2 Febbraio 2015
Poco dopo le 20, qualche sera fa: il giornalista del solito telegiornale manda in onda un servizio sulla nuova Ferrari. E’ stato presentato il nuovo modello che lotterà per aggiudicarsi il Mondiale.
Fin qui, nulla di strano. Ascolto l’intero servizio (purtroppo non saprei recuperarlo, però posso suggerirvi di leggere qui, tanto il contenuto è lo stesso) e l’intervista al team principal, Maurizio Arrivabene
Guardiamo a quella dell’anno scorso (la precedente monoposto), era brutta e perdeva pure. Quella di quest’anno è veramente bella, è una Ferrari veramente sexy”.
Ancora una volta si parla di un’autovettura con gli stessi aggettivi che si usano per descrivere una donna (sexy, bella o brutta). E’ la stesa analogia che viene compiuta dai professionisti del marketing e delle pubblicità, quando per sponsorizzare una moto o una nuova automobile usano il corpo di bella ragazza, possibilmente svestita. Il messaggio è semplice: quell’oggetto è bello come la donna rappresentata, e se possiederai l’oggetto avrai la possibilità di fare colpo su donne bellissime.

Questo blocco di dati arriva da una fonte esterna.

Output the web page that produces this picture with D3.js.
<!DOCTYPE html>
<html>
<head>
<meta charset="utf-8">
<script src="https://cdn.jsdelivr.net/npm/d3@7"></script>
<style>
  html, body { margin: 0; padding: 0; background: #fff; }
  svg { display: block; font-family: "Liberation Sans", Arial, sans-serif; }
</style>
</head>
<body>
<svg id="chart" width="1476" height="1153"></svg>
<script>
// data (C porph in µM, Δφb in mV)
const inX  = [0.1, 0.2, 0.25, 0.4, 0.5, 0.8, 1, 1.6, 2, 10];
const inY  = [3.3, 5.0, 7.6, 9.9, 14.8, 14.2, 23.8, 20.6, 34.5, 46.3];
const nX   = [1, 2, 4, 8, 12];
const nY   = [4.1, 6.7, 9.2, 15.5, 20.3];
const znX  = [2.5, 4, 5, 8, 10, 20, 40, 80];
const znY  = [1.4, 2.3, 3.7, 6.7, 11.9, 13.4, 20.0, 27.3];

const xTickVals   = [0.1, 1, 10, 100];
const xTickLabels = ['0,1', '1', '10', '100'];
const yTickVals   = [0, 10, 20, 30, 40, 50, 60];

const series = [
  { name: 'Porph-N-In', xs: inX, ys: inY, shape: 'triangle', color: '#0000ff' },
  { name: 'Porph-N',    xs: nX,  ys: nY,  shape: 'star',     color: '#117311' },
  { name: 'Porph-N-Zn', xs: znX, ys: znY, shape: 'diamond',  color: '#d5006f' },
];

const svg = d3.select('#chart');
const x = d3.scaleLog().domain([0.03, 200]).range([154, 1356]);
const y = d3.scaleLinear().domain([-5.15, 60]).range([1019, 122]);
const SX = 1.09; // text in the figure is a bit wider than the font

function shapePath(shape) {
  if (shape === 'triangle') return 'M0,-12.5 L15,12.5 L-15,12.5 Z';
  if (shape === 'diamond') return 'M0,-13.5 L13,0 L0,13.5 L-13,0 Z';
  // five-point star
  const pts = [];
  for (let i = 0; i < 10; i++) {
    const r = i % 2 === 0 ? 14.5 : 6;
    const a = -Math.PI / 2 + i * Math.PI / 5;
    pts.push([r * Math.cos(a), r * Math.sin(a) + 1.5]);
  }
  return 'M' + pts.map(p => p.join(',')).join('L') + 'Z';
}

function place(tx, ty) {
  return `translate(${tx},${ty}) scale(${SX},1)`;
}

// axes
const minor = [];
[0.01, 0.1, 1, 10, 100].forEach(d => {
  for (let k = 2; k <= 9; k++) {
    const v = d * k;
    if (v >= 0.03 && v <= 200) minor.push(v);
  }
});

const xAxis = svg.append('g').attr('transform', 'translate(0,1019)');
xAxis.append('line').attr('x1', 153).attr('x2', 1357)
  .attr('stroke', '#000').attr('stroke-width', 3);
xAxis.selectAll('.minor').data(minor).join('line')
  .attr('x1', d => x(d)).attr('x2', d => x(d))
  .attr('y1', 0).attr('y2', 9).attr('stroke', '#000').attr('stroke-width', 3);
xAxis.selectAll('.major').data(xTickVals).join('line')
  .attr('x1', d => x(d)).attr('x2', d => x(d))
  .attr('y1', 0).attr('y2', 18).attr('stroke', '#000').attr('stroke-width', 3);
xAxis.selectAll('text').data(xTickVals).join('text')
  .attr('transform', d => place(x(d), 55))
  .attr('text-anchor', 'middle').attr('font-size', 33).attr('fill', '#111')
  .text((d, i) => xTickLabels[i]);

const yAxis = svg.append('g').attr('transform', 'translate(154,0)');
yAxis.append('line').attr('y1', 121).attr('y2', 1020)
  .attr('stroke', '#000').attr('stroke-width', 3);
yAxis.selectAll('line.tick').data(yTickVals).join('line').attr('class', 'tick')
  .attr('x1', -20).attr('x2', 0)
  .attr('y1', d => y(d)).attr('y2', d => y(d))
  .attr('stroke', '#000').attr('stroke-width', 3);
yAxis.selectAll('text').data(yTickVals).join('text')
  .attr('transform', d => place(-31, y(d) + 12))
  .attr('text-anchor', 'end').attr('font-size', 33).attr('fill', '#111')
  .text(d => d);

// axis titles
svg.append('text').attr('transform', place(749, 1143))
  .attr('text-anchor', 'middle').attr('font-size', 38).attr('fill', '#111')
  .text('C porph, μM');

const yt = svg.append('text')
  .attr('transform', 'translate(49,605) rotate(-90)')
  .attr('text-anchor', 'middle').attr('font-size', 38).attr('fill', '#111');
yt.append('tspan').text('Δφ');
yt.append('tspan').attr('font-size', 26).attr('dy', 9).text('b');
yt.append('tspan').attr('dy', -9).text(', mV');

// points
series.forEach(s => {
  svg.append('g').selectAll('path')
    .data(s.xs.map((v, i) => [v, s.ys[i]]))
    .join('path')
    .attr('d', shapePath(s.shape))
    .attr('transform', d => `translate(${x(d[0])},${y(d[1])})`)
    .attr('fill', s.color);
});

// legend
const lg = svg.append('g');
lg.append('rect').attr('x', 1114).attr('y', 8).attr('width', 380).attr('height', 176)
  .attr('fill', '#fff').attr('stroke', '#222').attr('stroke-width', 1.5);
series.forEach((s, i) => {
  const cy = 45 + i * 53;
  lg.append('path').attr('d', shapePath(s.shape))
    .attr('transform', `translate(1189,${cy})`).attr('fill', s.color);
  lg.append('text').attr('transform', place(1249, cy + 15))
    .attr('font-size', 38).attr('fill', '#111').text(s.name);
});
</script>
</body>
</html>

E poi, ancora: le parole di Arrivabene pongono in stretto rapporto “l’essere brutta” con “l’essere perdenti”. Come a dire, chi è brutta non è vincente. In realtà essere vincenti, come sappiamo, dipende da altre doti. Doti personali per una donna, questioni “meccaniche” per una vettura.
Il parallelismo, in ogni caso, è indicativo della pervasività degli stereotipi di genere: nelle pubblicità, come nelle parole di un importante manager.